Step #2: Use Meat Replacements & Adapt Your Favorite Old Recipes
As you transition away from eating meat, meat replacements will be your new best friend. In the freezer section of the grocery store, you can find entire shelves filled with vegetarian “fake meat” alternatives.
From vegetarian burgers to meat crumbles, fake sausages to veggie hot dogs, the selection is expanding nearly every day!
As you create your first vegetarian meals, keep it simple. You can use all of your usual recipes, just replace the meat with a meat-free option – veggie crumbles in place of meat in spaghetti or a veggie patty on a bun in place of your usual hamburger, for example.
Step #3: Experiment With New Flavors and Recipes
As you become a more experienced vegetarian, you can start to move away from using meat substitutes and branch out to new flavors.
Try using tofu in a stir fry. Lentils and chickpeas also make excellent stand-ins for meat.
If I crave meat, one of my favorite things to do is to make a lentil dish flavored with bay leaves and oregano – it really does have a smoky, “meaty” taste that is just as satisfying as a burger!
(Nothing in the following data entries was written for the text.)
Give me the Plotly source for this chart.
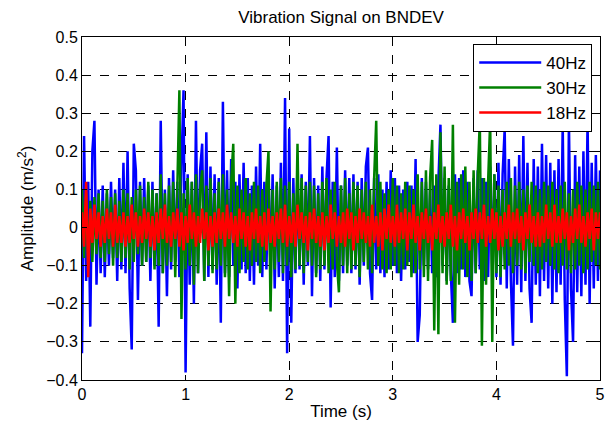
import plotly.graph_objects as go

# sampling interval (s)
dt = 0.02

# Amplitudes in hundredths of m/s^2 (one per 0.02 s)
blue_40hz = [
    -33, 24, -14, 12, -26, 20, 28, -15, 10, -12,
    11, -13, 9, -10, 12, -8, 10, -14, 13, -11,
    17, -12, 20, -16, -32, 22, 15, -19, 12, -10,
    13, -9, 11, -14, 12, -10, 9, -26, 28, -12,
    10, -18, 13, -11, 15, -9, 12, -13, 16, 36,
    -38, 14, -15, 12, -20, 28, -12, 15, 22, -14,
    25, -13, 16, -11, 14, -15, 13, -25, 33, -12,
    15, -13, 18, -10, 12, -16, 14, -11, 17, -12,
    13, -14, 11, -15, 16, -10, 22, -13, 12, -11,
    15, -12, 14, -16, 11, -13, 17, -14, 34, -33,
    26, -25, 13, -12, 15, -11, 14, -15, 12, -10,
    24, -18, 13, -12, 11, -14, 16, -11, 13, 24,
    -21, 12, -13, 21, -14, 11, -12, 15, -10, 13,
    -12, 14, -11, 12, -15, 13, -10, 16, 21, -12,
    -19, 13, -11, 14, -12, 10, -13, 12, -11, 15,
    -10, 13, -12, 11, -14, 10, -11, 12, -9, 11,
    -12, 18, -30, -23, 13, -10, 12, -11, 10, -12,
    11, -13, 12, 27, -10, 13, -14, 11, -12, -25,
    14, -12, 13, -11, 15, -13, 12, -14, -18, 13,
    -12, 15, -11, 13, -14, 12, -13, 16, -11, 14,
    -13, 17, -15, 14, 26, -16, 18, -14, -31, 16,
    -15, 19, -17, 24, -14, 17, -16, -25, 18, -15,
    16, -18, 22, -14, 19, -16, 17, -20, 15, -17,
    18, -15, 27, -19, -39, 28, -16, -30, 19, -17,
    16, -18, 20, -15, 28, -20, 17, -16, 19, -14, 15,
]

green_30hz = [
    10, -8, 9, -10, 7, -9, 8, -7, 9, -8,
    7, -9, 10, -7, 8, -10, 9, -8, 7, -9,
    10, -8, 9, -11, 8, -9, 10, -7, 11, -10,
    8, -9, 12, -8, 10, -11, 9, -10, 14, -12,
    9, -10, 11, -9, 12, -13, 10, 36, -24, 9,
    -11, 13, -10, 12, -15, 14, -12, 10, 15, -14,
    11, -10, 13, -12, 9, -11, 12, -10, 14, -13,
    10, -18, 12, 22, -20, 11, -12, 10, -9, 13,
    -11, 9, -10, 12, -9, 11, -12, 10, -9, 11,
    20, -22, 10, -11, 12, -9, 13, -12, 11, -10,
    12, -13, 9, -11, 22, -10, 13, -12, 11, -9,
    12, -10, 11, -13, 9, -11, 12, -10, 13, -12,
    10, -11, 12, -9, -17, 11, -10, 13, -12, 9,
    -11, 12, -10, 11, -13, 10, -9, 12, -11, 10,
    -12, 13, 28, -10, 12, -11, 9, -12, 10, -11,
    13, -10, 11, -12, 9, -11, 12, -10, 11, -13,
    10, -12, 14, -11, 12, -13, 15, -14, 13, 23,
    -27, 14, -28, 25, -12, 16, -15, 13, -14, 27,
    -25, 12, -15, 14, -11, 16, -13, 12, -14, 15,
    -12, 14, 28, -31, 13, -15, 12, 28, -30, 14,
    -12, 11, -13, 10, -11, 12, -10, 13, -12, 11,
    -10, 12, -11, 10, -12, 11, -9, 12, -10, 11,
    -12, 10, -11, 12, -9, 11, -10, 12, -11, 10,
    -12, 11, -10, 12, -11, 9, -12, 10, -11, 12,
    -10, 11, -12, 10, -11, 12, -9, 11, -10, 12, -11,
]

red_18hz = [
    4, -5, 12, -13, 5, -4, 6, -3, 4, -5,
    3, -4, 5, -3, 4, -5, 6, -4, 3, -4,
    4, -5, 3, -4, 6, -3, 4, -5, 3, -4,
    5, -3, 4, -5, 3, -6, 4, -4, 5, -3,
    6, -4, 3, -5, 4, -3, 5, -5, 4, -6,
    3, -4, 6, -3, 4, -5, 3, -4, 5, -3,
    4, -6, 3, -5, 4, -4, 5, -3, 4, -5,
    6, -3, 4, -4, 3, -5, 5, -3, 4, -5,
    3, -6, 4, -3, 5, -4, 3, -5, 4, -6,
    5, -4, 3, -5, 4, -3, 5, -4, 6, -5,
    3, -4, 4, -5, 6, -3, 4, -4, 3, -6,
    4, -3, 5, -4, 3, -5, 4, -6, 3, -4,
    6, -3, 4, -5, 3, -4, 4, -5, 5, -3,
    4, -6, 3, -4, 5, -3, 4, -4, 3, -5,
    6, -4, 3, -5, 4, -6, 5, -3, 6, -4,
    3, -5, 6, -4, 4, -3, 5, -6, 4, -3,
    6, -4, 3, -6, 4, -3, 5, -4, 3, -6,
    4, -3, 6, -4, 3, -5, 4, -3, 6, -5,
    3, -6, 4, -3, 5, -4, 3, -6, 4, -3,
    5, -4, 4, -3, 6, -5, 3, -4, 5, -3,
    4, -6, 3, -5, 4, -3, 6, -5, 4, -3,
    5, -4, 3, -6, 4, -3, 6, -4, 3, -5,
    4, -5, 3, -4, 6, -3, 4, -5, 6, -4,
    3, -4, 5, -3, 4, -6, 3, -4, 5, -3,
    6, -4, 3, -5, 4, -3, 5, -6, 4, -3, 4,
]

series_names = ["40Hz", "30Hz", "18Hz"]
series_values = [blue_40hz, green_30hz, red_18hz]
series_colors = ["#0000FF", "#008000", "#FF0000"]

time_s = [round(i * dt, 4) for i in range(len(blue_40hz))]

fig = go.Figure()
for name, vals, col in zip(series_names, series_values, series_colors):
    fig.add_trace(go.Scatter(
        x=time_s, y=[v / 100 for v in vals], mode="lines", name=name,
        line=dict(color=col, width=2.5),
    ))

font_family = "Liberation Sans, Arial, sans-serif"
axis_common = dict(
    showline=True, linecolor="black", linewidth=1, mirror="ticks",
    ticks="inside", ticklen=5, tickcolor="black",
    showgrid=True, gridcolor="black", griddash="dash", gridwidth=1,
    zeroline=False, tickfont=dict(size=16, color="black"),
    automargin=False, ticklabeloverflow="allow",
)

fig.update_layout(
    width=608, height=424,
    margin=dict(l=82, r=8, t=37, b=44),
    paper_bgcolor="white", plot_bgcolor="white",
    font=dict(family=font_family, size=16, color="black"),
    title=dict(text="Vibration Signal on BNDEV", x=0.561, xanchor="center",
               y=0.975, yanchor="top", font=dict(size=17)),
    xaxis=dict(range=[0, 5], dtick=1, tick0=0,
               title=dict(text="Time (s)", standoff=2, font=dict(size=17)),
               **axis_common),
    yaxis=dict(range=[-0.4, 0.5], dtick=0.1, tick0=0, tickformat="~g",
               title=dict(text="Amplitude (m/s<sup>2</sup>)", standoff=8, font=dict(size=17)),
               **axis_common),
    legend=dict(x=0.985, xanchor="right", y=0.98, yanchor="top",
                bgcolor="white", bordercolor="black", borderwidth=1,
                font=dict(size=17), tracegroupgap=0, itemwidth=62),
    showlegend=True,
)

fig.write_html(
    "out.html",
    config={"displayModeBar": False},
    post_script="document.body.style.margin='0';document.body.style.overflow='hidden';",
)
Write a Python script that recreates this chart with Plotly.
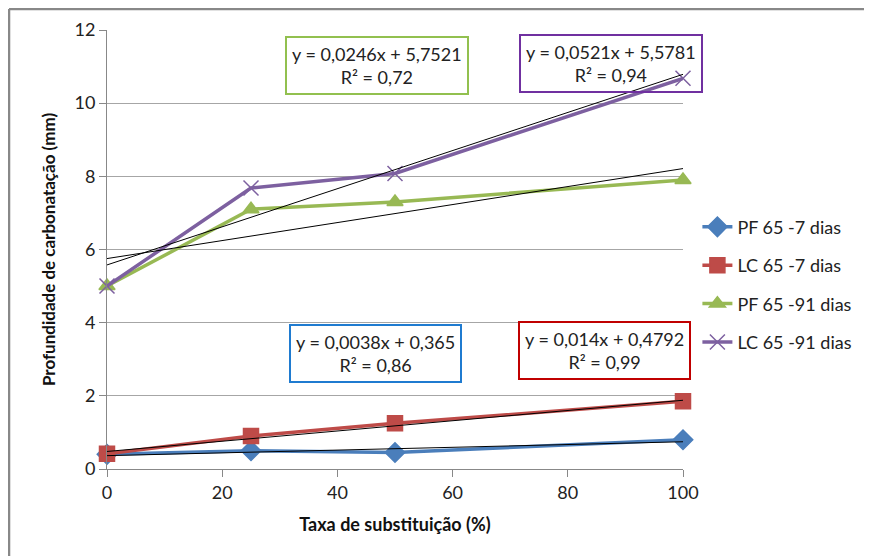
import plotly.graph_objects as go

x_vals = [0, 25, 50, 100]
series_names = ["PF 65 -7 dias", "LC 65 -7 dias", "PF 65 -91 dias", "LC 65 -91 dias"]
pf7 = [0.40, 0.50, 0.45, 0.80]
lc7 = [0.42, 0.90, 1.25, 1.85]
pf91 = [5.00, 7.10, 7.30, 7.90]
lc91 = [5.00, 7.68, 8.08, 10.68]

slopes = [0.0038, 0.014, 0.0246, 0.0521]
intercepts = [0.365, 0.4792, 5.7521, 5.5781]
r2 = ["0,86", "0,99", "0,72", "0,94"]
eq_text = ["y = 0,0038x + 0,365", "y = 0,014x + 0,4792", "y = 0,0246x + 5,7521", "y = 0,0521x + 5,5781"]

x_ticks = [0, 20, 40, 60, 80, 100]
y_ticks = [0, 2, 4, 6, 8, 10, 12]

colors = ["#4A7EBB", "#BE4B48", "#98B954", "#7D60A0"]
box_colors = ["#1F7BD0", "#C00000", "#92C04F", "#7030A0"]
symbols = ["diamond", "square", "triangle-up", "x-thin-open"]
sizes = [15, 15, 14, 15]
FONT = "Lato, 'Open Sans', sans-serif"

fig = go.Figure()
data = [pf7, lc7, pf91, lc91]
for i, (name, ys) in enumerate(zip(series_names, data)):
    fig.add_trace(go.Scatter(
        x=x_vals, y=ys, name=name, mode="lines+markers",
        line=dict(color=colors[i], width=3.5),
        marker=dict(symbol=symbols[i], size=sizes[i], color=colors[i],
                    line=dict(color=colors[i], width=1.5)),
        legendgroup=name, cliponaxis=False,
    ))

for i in range(4):
    tx = [x_vals[0], x_vals[-1]]
    ty = [slopes[i] * t + intercepts[i] for t in tx]
    fig.add_trace(go.Scatter(x=tx, y=ty, mode="lines", showlegend=False,
                             line=dict(color="black", width=1), hoverinfo="skip"))

ann_pos = [(0.466, 0.264), (0.863, 0.270), (0.469, 0.918), (0.875, 0.923)]
for i in range(4):
    fig.add_annotation(
        xref="paper", yref="paper", x=ann_pos[i][0], y=ann_pos[i][1],
        text=eq_text[i] + "<br>R² = " + r2[i], showarrow=False,
        font=dict(family=FONT, size=18, color="#222"),
        bordercolor=box_colors[i], borderwidth=2, borderpad=5,
        bgcolor="rgba(255,255,255,0)", align="center",
        xanchor="center", yanchor="middle",
    )

# outer chart border (top and left edges visible in the reference)
fig.add_shape(type="line", xref="paper", yref="paper",
              x0=-0.1701, y0=1.0478, x1=1.4, y1=1.0478,
              line=dict(color="#888888", width=2.5), layer="below")
fig.add_shape(type="line", xref="paper", yref="paper",
              x0=-0.1701, y0=1.0478, x1=-0.1701, y1=-0.25,
              line=dict(color="#888888", width=2.5), layer="below")

fig.update_layout(
    width=864, height=548,
    margin=dict(l=99, r=189, t=22, b=87, autoexpand=False),
    paper_bgcolor="white", plot_bgcolor="white",
    font=dict(family=FONT, size=18, color="#222"),
    showlegend=True,
    legend=dict(x=1.025, y=0.42, xanchor="left", yanchor="middle",
                font=dict(family=FONT, size=18, color="#222"),
                traceorder="grouped", tracegroupgap=12,
                bgcolor="rgba(0,0,0,0)"),
    xaxis=dict(range=[0, 100], tickvals=x_ticks, showgrid=False,
               showline=True, linecolor="#888", linewidth=1,
               ticks="outside", ticklen=7, tickcolor="#888",
               tickfont=dict(size=18, color="#222"), zeroline=False,
               automargin=False,
               title=dict(text="<b>Taxa de substituição (%)</b>",
                          font=dict(size=18, color="#111"), standoff=16)),
    yaxis=dict(range=[0, 12], tickvals=y_ticks, showgrid=True,
               gridcolor="#A6A6A6", gridwidth=1,
               showline=True, linecolor="#888", linewidth=1,
               ticks="outside", ticklen=7, tickcolor="#888",
               tickfont=dict(size=18, color="#222"), zeroline=False,
               automargin=False,
               title=dict(text="<b>Profundidade de carbonatação (mm)</b>",
                          font=dict(size=17, color="#111"), standoff=14)),
)

fig.write_html("out.html")
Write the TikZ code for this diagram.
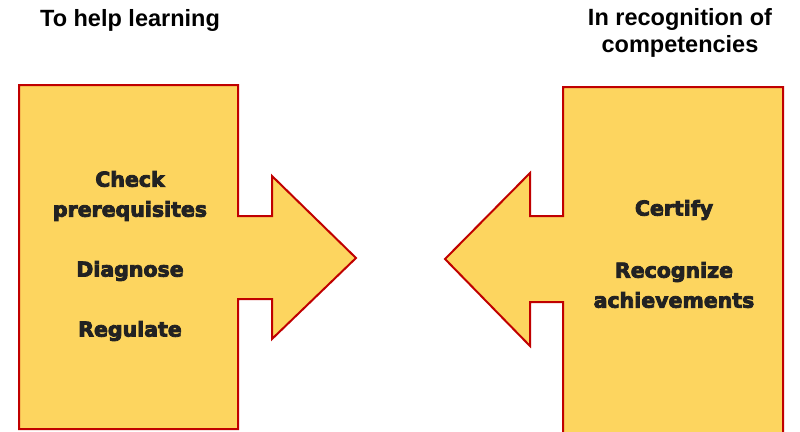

For breakfast, oats have a very hearty texture and are really comforting. You can even use them to make a batch of your own granola bars in the oven, which are perfect for busy mornings!
To support your vegetarian diet, try to seek out new recipes. There are many Pinterest boards and vegetarian blogs online, which are constantly updated with new recipes.
Dozens of vegetarian cookbooks are available online (even at discount stores!), and your local bookstore likely carries several magazines devoted to vegetarian food.
Aim to adapt one of your favorite old recipes and try one new recipe every two weeks. This way, you’ll never get bored, and you’ll create your own vegetarian “recipe box” in no time!
Sample Vegetarian Meal Plan for Your First Week
(Including Vegan Options)
Breakfast: scrambled eggs with toast and/or vegetarian/vegan sausages
Lunch: egg salad sandwich (or chickpea salad sandwich if vegan)
Dinner: spaghetti, with or without vegetarian or vegan meatballs/meat crumbles (from the freezer section)
Breakfast: granola bar (homemade or store-bought) with banana
Lunch: grilled cheese sandwich (use vegan shredded cheese if you want to)
Dinner: broccoli-cheese soup (or lentil soup if vegan)
Breakfast: Greek yogurt with fruit (or coconut yogurt, if vegan)
Lunch: pasta salad, carrot sticks and/or potato chips
Dinner: vegetarian or vegan burger on a bun with french fries
Breakfast: cereal with milk of your choice
Lunch: baked potato with filling of your choice (cheese or vegan cheese, beans, salad)
Dinner: Mexican burritos/tacos (taco shells or tortillas filled with refried/black beans, brown rice, lettuce, tomato, avocado slices, and salsa)
Breakfast: oatmeal (instant or overnight) with cinnamon or maple syrup and fruit of choice
Lunch: humus and pita with olives, salad, and feta cheese (or vegan cheese substitute)
Dinner: pot pie (or cottage pie)—can be store-bought or homemade
Breakfast: vegan/vegetarian pancakes with maple syrup
Lunch: risotto with butternut squash
Dinner: stir-fry (spaghetti noodles with soy and teriyaki sauce, mixed vegetables from the freezer section)
Breakfast: blueberry muffin (homemade or store-bought) with smoothie (blend together ice cubes, milk or coconut milk, 1 banana, and some strawberries or blueberries)
Lunch: vegetarian chili or (lentils with rice)
Dinner: falafel with lemon-tahini sauce
I hope this info on starting a vegetarian diet plan for beginners has inspired you to experiment with new flavors in the kitchen! Good luck, and happy cooking!